Page MenuHomePhabricator

incoming email handler replies multiple times for a single unrecognized command
Closed, ResolvedPublic

Description

steps to reproduce:

  1. reply to an email from Audit with !accept (trying to accept a commit, like you would with Differential) (the email is triggered by Herald rules)

expect:

  • commit accepted, but I'll take "unrecognized command" once too

actual:

  • multiple failure replies over several hours

reproduced on phacility instance, discovered by coworker, confirmed by me

Event Timeline

epriestley triaged this task as Normal priority.
epriestley added a project: Mail.

I think this is happening:

  • The upstream mail provider is submitting mail to us via webhook.
  • We're processing it, but failing to handle/resolve the exception arising from the invalid command properly.
  • Because the exception escapes, we don't return HTTP 200.
  • The upstream provider interprets this as a failed delivery and re-transmits the mail after a delay.

I think this is fairly straightforward to resolve.

We have an additional safety check which is supposed to prevent this kind of issue: we refuse to process messages with the same "Message-ID" more than once.

However, I think MailGun either changed their API or we never implemented this correctly in the first place, as we don't seem to be reading headers properly. Since we never read the "Message-ID", the check for duplicates fails. I'll resolve this, too.

This should now be resolved in production.

Although this isn't a hugely critical issue and I probably wouldn't hotfix it normally, it's an issue that's hard to be sure about the fix for without verifying it in production, and it's still fairly early on Saturday morning, and it would have to wait a whole week to deploy normally.

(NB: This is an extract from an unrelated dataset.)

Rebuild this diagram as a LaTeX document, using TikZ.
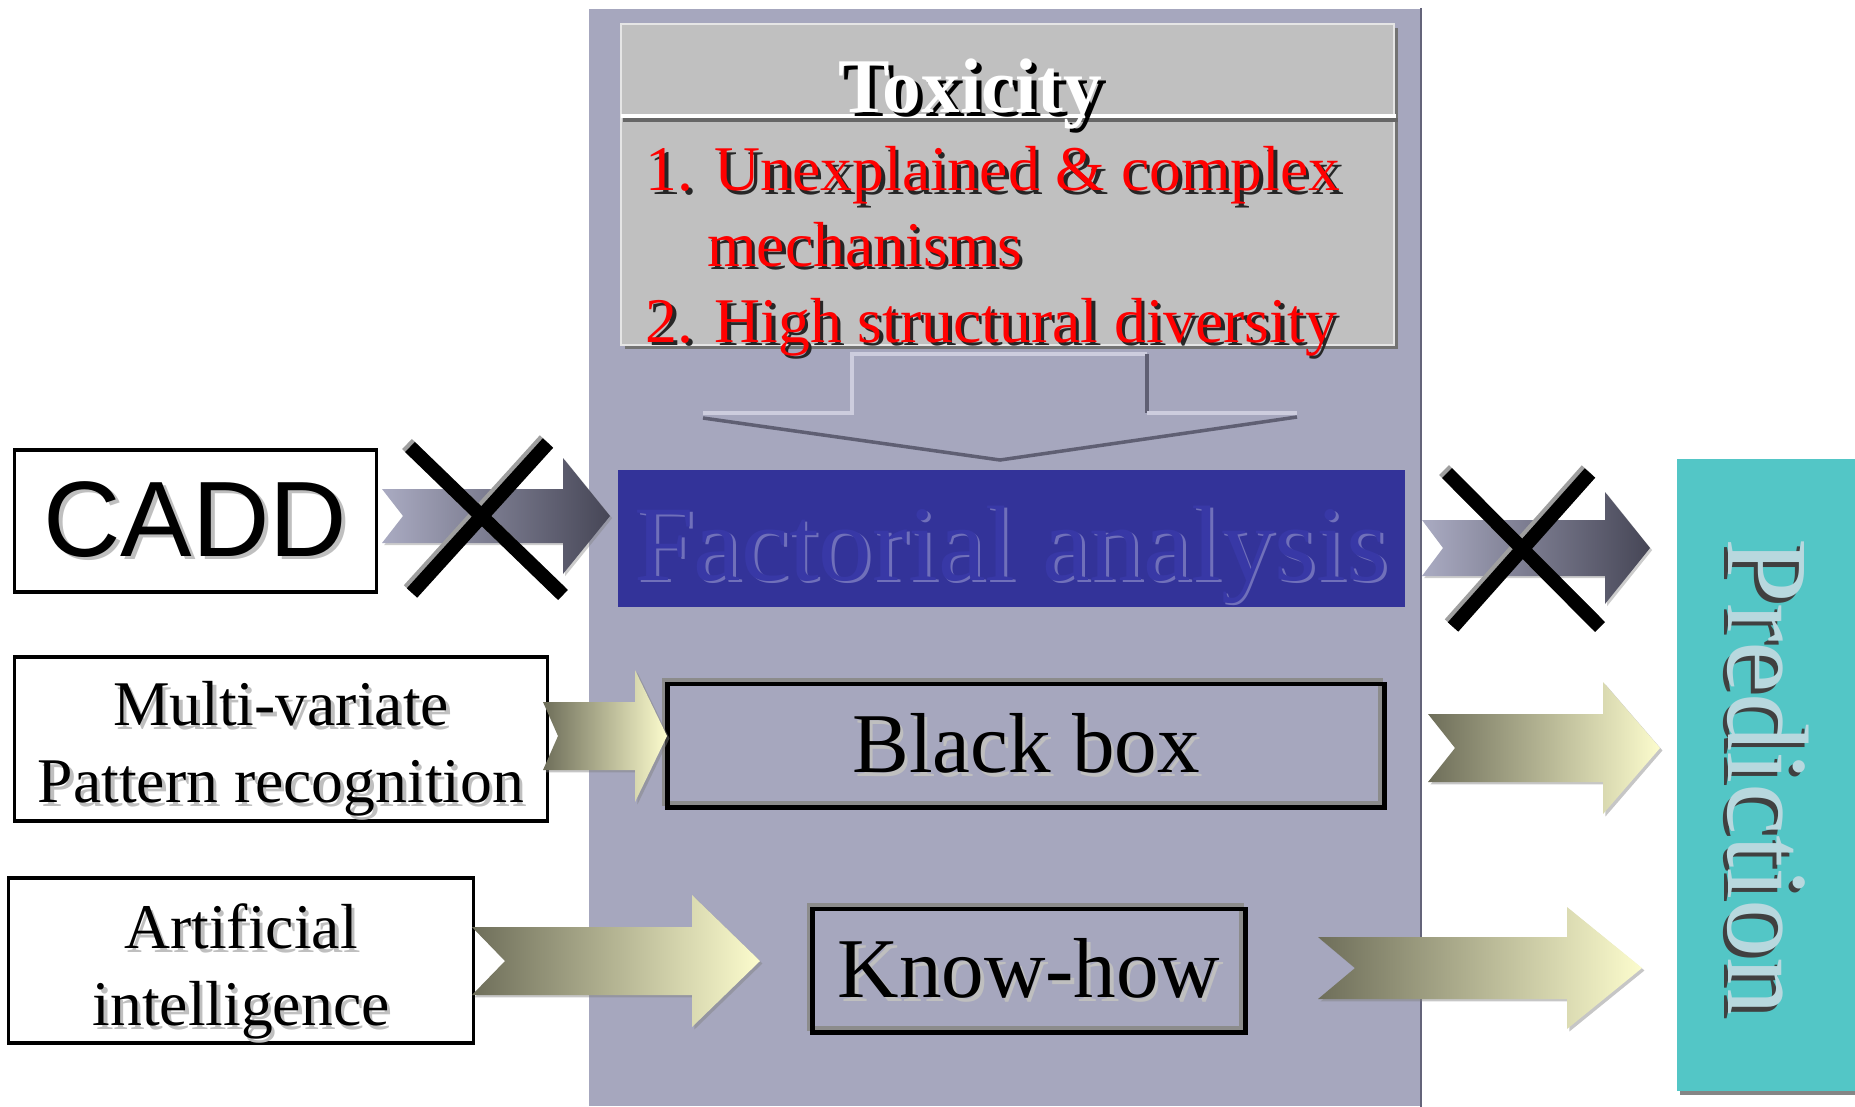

So:

  • I cherry-picked this to stable (as rPfea2389066ed).
  • I deployed stable to production.
  • I verified that sending an invalid command responds with exactly one reply.
  • I verified that inbound mail now gets proper "Message-ID" headers parsed.
  • (And I verified that normal inbound mail works properly.)

If you have existing threads that are still stuck retransmitting, you may receive one additional copy of the error mail (the queued retry on the upstream side), but it should stop after that. New mail should behave correctly.

Thanks for the report! Let us know if you run into anything else.